**Task requirements:** Transcribe the records that follow. Keep every word exactly, and drop the pictures.

**Records provided:**

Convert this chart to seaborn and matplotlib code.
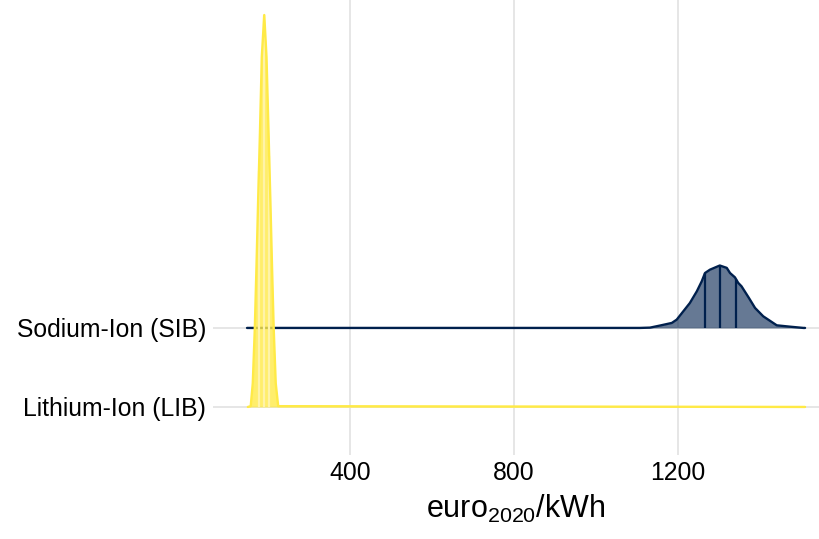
import matplotlib
matplotlib.use("Agg")
import matplotlib.pyplot as plt
import seaborn as sns
import numpy as np

# --- data (x in euro2020/kWh, h = ridge height in row units) ---
categories = ["Lithium-Ion (LIB)", "Sodium-Ion (SIB)"]

lib_x = [151, 158, 163, 168, 172, 176, 180.5, 185, 191, 196.5, 201.5, 206, 210, 214, 219, 225, 1510]
lib_h = [0, 0.01, 0.30, 1.0, 1.77, 2.6, 3.47, 4.43, 4.96, 4.43, 3.47, 2.6, 1.77, 1.0, 0.30, 0.01, 0]
lib_quartiles = [178, 191, 203]

sib_x = [149, 1107, 1132, 1156, 1185, 1197, 1213, 1229, 1246, 1258, 1266, 1278, 1302, 1319,
         1327, 1339, 1347, 1355, 1373, 1388, 1408, 1441, 1473, 1506, 1510]
sib_h = [0, 0, 0.004, 0.03, 0.063, 0.105, 0.21, 0.315, 0.463, 0.59, 0.695, 0.737, 0.79, 0.76,
         0.695, 0.64, 0.57, 0.527, 0.38, 0.253, 0.147, 0.033, 0.016, 0, 0]
sib_quartiles = [1266, 1302, 1341]

x_ticks = [400, 800, 1200]

NAVY = "#00204D"
YELLOW = "#FFEA46"

sns.set_theme(style="white")
plt.rcParams["font.family"] = ["Liberation Sans", "DejaVu Sans"]
plt.rcParams["mathtext.fontset"] = "custom"
plt.rcParams["mathtext.rm"] = "Liberation Sans"
plt.rcParams["mathtext.it"] = "Liberation Sans"

fig = plt.figure(figsize=(8.19, 5.39), dpi=100)
ax = fig.add_axes([213 / 819, 84 / 539, 606 / 819, 455 / 539])

ax.set_xlim(66, 1544)
ax.set_ylim(0.392, 6.15)

ax.set_xticks(x_ticks)
ax.set_xticklabels([str(t) for t in x_ticks])
ax.set_yticks([1, 2])
ax.set_yticklabels([categories[0], categories[1]])
ax.grid(True, color="#E6E6E6", linewidth=1.4)
ax.set_axisbelow(True)
for s in ax.spines.values():
    s.set_visible(False)
ax.tick_params(axis="both", length=0, labelsize=17.8, colors="black")
ax.tick_params(axis="y", pad=5)
ax.tick_params(axis="x", pad=4)


def ridge(x, h, base, q, line_col, fill_col, alpha, q_col, z):
    x = np.asarray(x, float)
    y = base + np.asarray(h, float)
    ax.fill_between(x, base, y, color=fill_col, alpha=alpha, linewidth=0, zorder=z)
    qh = np.interp(q, x, h)
    ax.vlines(q, base, base + qh, color=q_col, linewidth=1.6, zorder=z + 0.1)
    sns.lineplot(x=x, y=y, ax=ax, color=line_col, linewidth=1.7, sort=False,
                 estimator=None, zorder=z + 0.2)


ridge(sib_x, sib_h, 2, sib_quartiles, NAVY, NAVY, 0.6, NAVY, 3)
ridge(lib_x, lib_h, 1, lib_quartiles, YELLOW, YELLOW, 0.8, "#FFF3A8", 4)

ax.set_xlabel(r"euro$_{2020}$/kWh", fontsize=22, labelpad=6, color="black")
ax.set_ylabel("")

fig.savefig("out.png", dpi=100)
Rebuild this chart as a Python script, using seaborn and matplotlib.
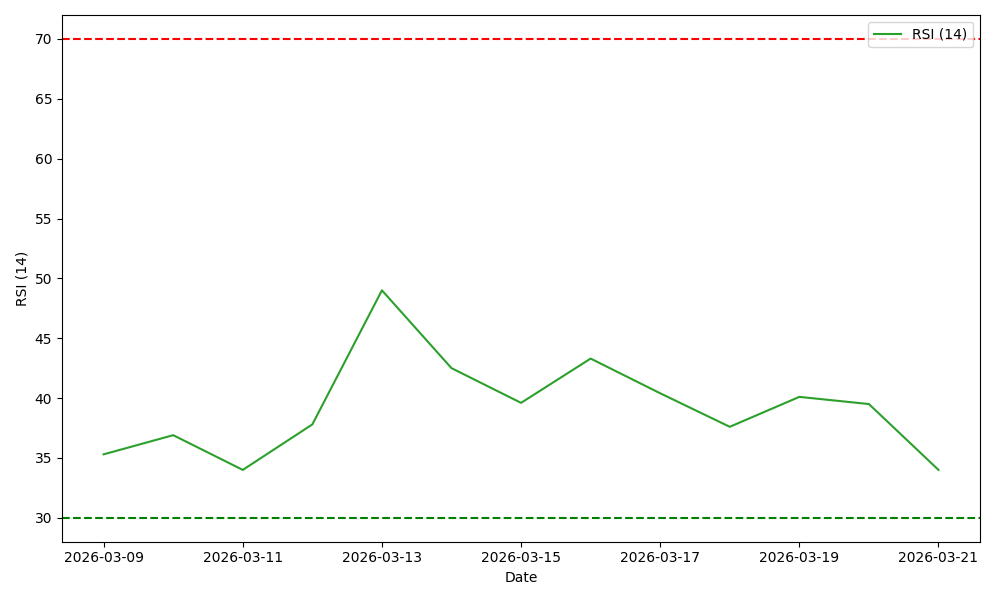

**Correct response:**
Convert this chart to seaborn and matplotlib code.
import matplotlib
matplotlib.use("Agg")
import matplotlib.pyplot as plt
import seaborn as sns
import numpy as np

# --- data (x in euro2020/kWh, h = ridge height in row units) ---
categories = ["Lithium-Ion (LIB)", "Sodium-Ion (SIB)"]

lib_x = [151, 158, 163, 168, 172, 176, 180.5, 185, 191, 196.5, 201.5, 206, 210, 214, 219, 225, 1510]
lib_h = [0, 0.01, 0.30, 1.0, 1.77, 2.6, 3.47, 4.43, 4.96, 4.43, 3.47, 2.6, 1.77, 1.0, 0.30, 0.01, 0]
lib_quartiles = [178, 191, 203]

sib_x = [149, 1107, 1132, 1156, 1185, 1197, 1213, 1229, 1246, 1258, 1266, 1278, 1302, 1319,
         1327, 1339, 1347, 1355, 1373, 1388, 1408, 1441, 1473, 1506, 1510]
sib_h = [0, 0, 0.004, 0.03, 0.063, 0.105, 0.21, 0.315, 0.463, 0.59, 0.695, 0.737, 0.79, 0.76,
         0.695, 0.64, 0.57, 0.527, 0.38, 0.253, 0.147, 0.033, 0.016, 0, 0]
sib_quartiles = [1266, 1302, 1341]

x_ticks = [400, 800, 1200]

NAVY = "#00204D"
YELLOW = "#FFEA46"

sns.set_theme(style="white")
plt.rcParams["font.family"] = ["Liberation Sans", "DejaVu Sans"]
plt.rcParams["mathtext.fontset"] = "custom"
plt.rcParams["mathtext.rm"] = "Liberation Sans"
plt.rcParams["mathtext.it"] = "Liberation Sans"

fig = plt.figure(figsize=(8.19, 5.39), dpi=100)
ax = fig.add_axes([213 / 819, 84 / 539, 606 / 819, 455 / 539])

ax.set_xlim(66, 1544)
ax.set_ylim(0.392, 6.15)

ax.set_xticks(x_ticks)
ax.set_xticklabels([str(t) for t in x_ticks])
ax.set_yticks([1, 2])
ax.set_yticklabels([categories[0], categories[1]])
ax.grid(True, color="#E6E6E6", linewidth=1.4)
ax.set_axisbelow(True)
for s in ax.spines.values():
    s.set_visible(False)
ax.tick_params(axis="both", length=0, labelsize=17.8, colors="black")
ax.tick_params(axis="y", pad=5)
ax.tick_params(axis="x", pad=4)


def ridge(x, h, base, q, line_col, fill_col, alpha, q_col, z):
    x = np.asarray(x, float)
    y = base + np.asarray(h, float)
    ax.fill_between(x, base, y, color=fill_col, alpha=alpha, linewidth=0, zorder=z)
    qh = np.interp(q, x, h)
    ax.vlines(q, base, base + qh, color=q_col, linewidth=1.6, zorder=z + 0.1)
    sns.lineplot(x=x, y=y, ax=ax, color=line_col, linewidth=1.7, sort=False,
                 estimator=None, zorder=z + 0.2)


ridge(sib_x, sib_h, 2, sib_quartiles, NAVY, NAVY, 0.6, NAVY, 3)
ridge(lib_x, lib_h, 1, lib_quartiles, YELLOW, YELLOW, 0.8, "#FFF3A8", 4)

ax.set_xlabel(r"euro$_{2020}$/kWh", fontsize=22, labelpad=6, color="black")
ax.set_ylabel("")

fig.savefig("out.png", dpi=100)
Rebuild this chart as a Python script, using seaborn and matplotlib.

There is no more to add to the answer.